The confirmation that we can detect gravitational waves opens a new window on the universe, creating a completely new branch of astronomy…Gravitational Wave Astronomy. With it we can interrogate the universe in a way impossible until now. We can seriously investigate the vast numbers of mysterious dark objects that don’t emit much light: black holes, neutron stars, maybe even cosmic strings. We’ll be able to see some of the inner workings of the most energetic events in the universe. My personal favorite is using primordial gravitational waves to find out what the big deal was with that mother of all bangs, The Big Bang.

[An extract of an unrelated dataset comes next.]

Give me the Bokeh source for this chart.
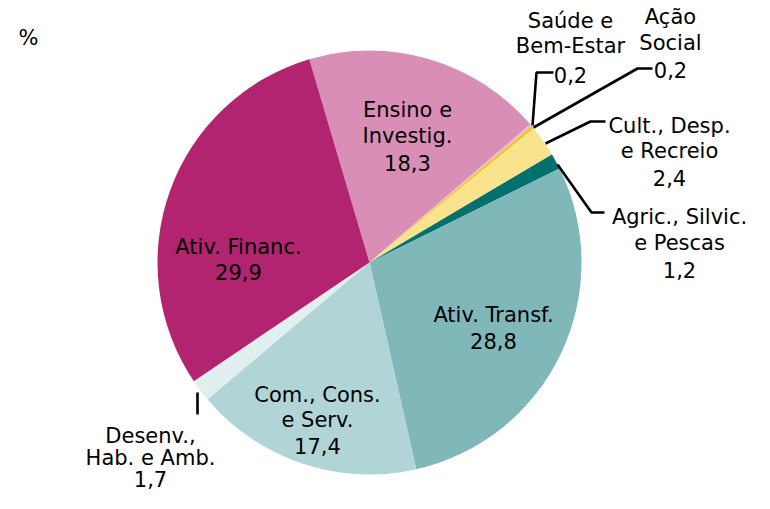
import math
from bokeh.plotting import figure
from bokeh.models import Range1d, ColumnDataSource
from bokeh.core.properties import value
from bokeh.embed import file_html
from bokeh.resources import INLINE

# ---------------- data ----------------
categories = ["Ensino e\nInvestig.", "Saúde e\nBem-Estar", "Ação\nSocial",
              "Cult., Desp.\ne Recreio", "Agric., Silvic.\ne Pescas",
              "Ativ. Transf.", "Com., Cons.\ne Serv.", "Desenv.,\nHab. e Amb.",
              "Ativ. Financ."]
values = [18.3, 0.2, 0.2, 2.4, 1.2, 28.8, 17.4, 1.7, 29.9]
colors = ["#D98FB5", "#EBB9CF", "#F2C300", "#F9E38D", "#00716D",
          "#80B7B8", "#B1D5D6", "#E2EFEF", "#B22470"]
unit_label = "%"

# ---------------- layout ----------------
W, H = 754, 493
FONT = "DejaVu Sans"
FS = "21px"


def sx(x):
    return x


def sy(y):
    return 501 - y


CX, CY, R = sx(369), sy(270), 212
START_DEG = -16.5  # clockwise from 12 o'clock

# label anchors (picture px): centre x, list of baselines
label_pos = [
    (407, [117, 143, 170]),
    (570, [28, 53, 82]),
    (670, [24, 50, 77]),
    (669, [133, 158, 185]),
    (679, [224, 250, 277]),
    (493, [322, 348]),
    (317, [402, 427, 453]),
    (150, [443, 465, 486]),
    (238, [254, 279]),
]
# leader polylines (picture px)
leaders = [
    None,
    [(532, 133), (536, 80), (553, 80)],
    [(533, 135), (637, 76), (652, 76)],
    [(545, 151), (590, 129), (605, 129)],
    [(557, 172), (591, 220), (604, 220)],
    None,
    None,
    [(197, 400), (197, 422)],
    None,
]

# ---------------- figure ----------------
p = figure(width=W, height=H, output_backend="svg", toolbar_location=None,
           x_range=Range1d(0, W), y_range=Range1d(0, H), min_border=0)
p.axis.visible = False
p.grid.visible = False
p.outline_line_color = None
p.background_fill_color = "white"
p.border_fill_color = "white"

total = sum(values)
starts, ends = [], []
acc = START_DEG
for v in values:
    a0 = acc
    a1 = acc + v / total * 360.0
    starts.append(math.radians(90 - a0))
    ends.append(math.radians(90 - a1))
    acc = a1

src = ColumnDataSource(dict(x=[CX] * len(values), y=[CY] * len(values),
                            start=starts, end=ends, color=colors))
p.wedge(x="x", y="y", radius=R, start_angle="start", end_angle="end",
        direction="clock", fill_color="color", line_color=None, source=src)

# labels
tx, ty, tt = [], [], []
for cat, v, (cx, bases) in zip(categories, values, label_pos):
    lines = cat.split("\n") + [f"{v:.1f}".replace(".", ",")]
    for line, b in zip(lines, bases):
        tx.append(sx(cx))
        ty.append(sy(b))
        tt.append(line)
p.text(x=tx, y=ty, text=tt, text_font=value(FONT), text_font_size=FS,
       text_align="center", text_baseline="alphabetic", text_color="black")

# leaders
for ld in leaders:
    if ld is None:
        continue
    p.line(x=[sx(a) for a, b in ld], y=[sy(b) for a, b in ld],
           line_color="black", line_width=2.6)

# unit
p.text(x=[sx(18)], y=[sy(45)], text=[unit_label], text_font=value(FONT),
       text_font_size=FS, text_align="left", text_baseline="alphabetic",
       text_color="black")

open("out.html", "w").write(file_html(p, INLINE))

Light is useless for looking at universe at its zygote stage and what created it. The oldest light, the Cosmic Microwave background radiation, was set free into the universe when it became transparent after 400,000 years (this is photon decoupling). To see deeper in the past than that we need to use something that was able to penetrate the haze of the early universe that light could not. These primordial waves could finally tell us details about the origin of everything that we could never find out otherwise.
And most importantly….I predicted this would be the year of gravitational waves on our podcast.